-- START Given data --

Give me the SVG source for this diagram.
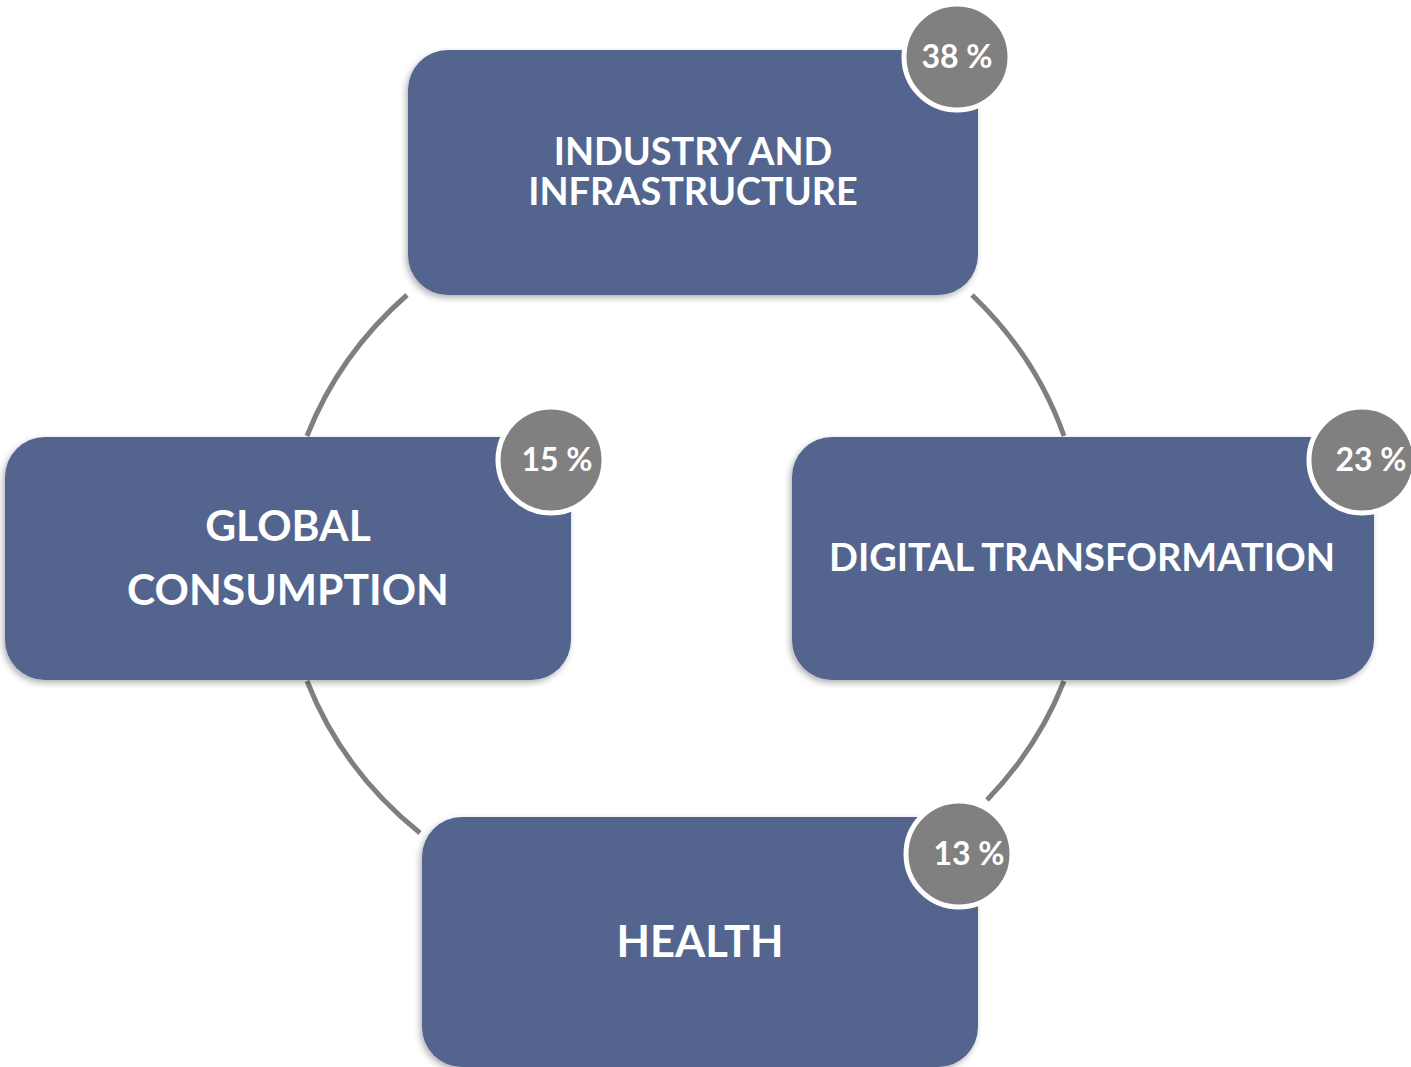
<svg xmlns="http://www.w3.org/2000/svg" width="1411" height="1067" viewBox="0 0 1411 1067">
<defs>
<filter id="sh" x="-10%" y="-10%" width="120%" height="125%">
<feDropShadow dx="-2" dy="3" stdDeviation="3" flood-color="#000" flood-opacity="0.3"/>
</filter>
<style>
.box{fill:#52658e;filter:url(#sh)}
.badge{fill:#808080;stroke:#ffffff;stroke-width:5}
.lbl{font-family:Lato,"Liberation Sans",sans-serif;font-weight:bold;fill:#ffffff;text-anchor:middle}
.pct{font-family:Lato,"Liberation Sans",sans-serif;font-weight:bold;fill:#ffffff;text-anchor:middle;font-size:32px}
.arc{fill:none;stroke:#7f7f7f;stroke-width:5}
</style>
</defs>
<rect width="1411" height="1067" fill="#ffffff"/>
<g id="connectors">
<path class="arc" d="M407,295 A404,367 0 0 0 307,436"/>
<path class="arc" d="M972,295 A404,367 0 0 1 1064,436"/>
<path class="arc" d="M307,681 A404,367 0 0 0 420,833"/>
<path class="arc" d="M1064,681 A404,367 0 0 1 987,800"/>
</g>
<g id="industry">
<rect class="box" x="408" y="50" width="570" height="245" rx="40"/>
<text class="lbl" x="693" y="165" font-size="37.8">INDUSTRY AND</text>
<text class="lbl" x="693" y="205" font-size="37.8">INFRASTRUCTURE</text>
<circle class="badge" cx="957" cy="57" r="53"/>
<text class="pct" x="957" y="68">38 %</text>
</g>
<g id="global">
<rect class="box" x="5" y="437" width="566" height="243" rx="40"/>
<text class="lbl" x="288" y="541" font-size="42.6">GLOBAL</text>
<text class="lbl" x="288" y="605" font-size="42.6">CONSUMPTION</text>
<circle class="badge" cx="551" cy="460" r="53"/>
<text class="pct" x="557" y="471">15 %</text>
</g>
<g id="digital">
<rect class="box" x="792" y="437" width="582" height="243" rx="40"/>
<text class="lbl" x="1082" y="571" font-size="38">DIGITAL TRANSFORMATION</text>
<circle class="badge" cx="1362" cy="460" r="53"/>
<text class="pct" x="1371" y="471">23 %</text>
</g>
<g id="health">
<rect class="box" x="422" y="817" width="556" height="250" rx="40"/>
<text class="lbl" x="700" y="957" font-size="43.5">HEALTH</text>
<circle class="badge" cx="959" cy="854" r="53"/>
<text class="pct" x="969" y="865">13 %</text>
</g>
</svg>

-- END Given data --

*Problem to work on:* In this exercise, set down all of the data exactly, without the pictures.

*Task solution:*
Give me the SVG source for this diagram.
<svg xmlns="http://www.w3.org/2000/svg" width="1411" height="1067" viewBox="0 0 1411 1067">
<defs>
<filter id="sh" x="-10%" y="-10%" width="120%" height="125%">
<feDropShadow dx="-2" dy="3" stdDeviation="3" flood-color="#000" flood-opacity="0.3"/>
</filter>
<style>
.box{fill:#52658e;filter:url(#sh)}
.badge{fill:#808080;stroke:#ffffff;stroke-width:5}
.lbl{font-family:Lato,"Liberation Sans",sans-serif;font-weight:bold;fill:#ffffff;text-anchor:middle}
.pct{font-family:Lato,"Liberation Sans",sans-serif;font-weight:bold;fill:#ffffff;text-anchor:middle;font-size:32px}
.arc{fill:none;stroke:#7f7f7f;stroke-width:5}
</style>
</defs>
<rect width="1411" height="1067" fill="#ffffff"/>
<g id="connectors">
<path class="arc" d="M407,295 A404,367 0 0 0 307,436"/>
<path class="arc" d="M972,295 A404,367 0 0 1 1064,436"/>
<path class="arc" d="M307,681 A404,367 0 0 0 420,833"/>
<path class="arc" d="M1064,681 A404,367 0 0 1 987,800"/>
</g>
<g id="industry">
<rect class="box" x="408" y="50" width="570" height="245" rx="40"/>
<text class="lbl" x="693" y="165" font-size="37.8">INDUSTRY AND</text>
<text class="lbl" x="693" y="205" font-size="37.8">INFRASTRUCTURE</text>
<circle class="badge" cx="957" cy="57" r="53"/>
<text class="pct" x="957" y="68">38 %</text>
</g>
<g id="global">
<rect class="box" x="5" y="437" width="566" height="243" rx="40"/>
<text class="lbl" x="288" y="541" font-size="42.6">GLOBAL</text>
<text class="lbl" x="288" y="605" font-size="42.6">CONSUMPTION</text>
<circle class="badge" cx="551" cy="460" r="53"/>
<text class="pct" x="557" y="471">15 %</text>
</g>
<g id="digital">
<rect class="box" x="792" y="437" width="582" height="243" rx="40"/>
<text class="lbl" x="1082" y="571" font-size="38">DIGITAL TRANSFORMATION</text>
<circle class="badge" cx="1362" cy="460" r="53"/>
<text class="pct" x="1371" y="471">23 %</text>
</g>
<g id="health">
<rect class="box" x="422" y="817" width="556" height="250" rx="40"/>
<text class="lbl" x="700" y="957" font-size="43.5">HEALTH</text>
<circle class="badge" cx="959" cy="854" r="53"/>
<text class="pct" x="969" y="865">13 %</text>
</g>
</svg>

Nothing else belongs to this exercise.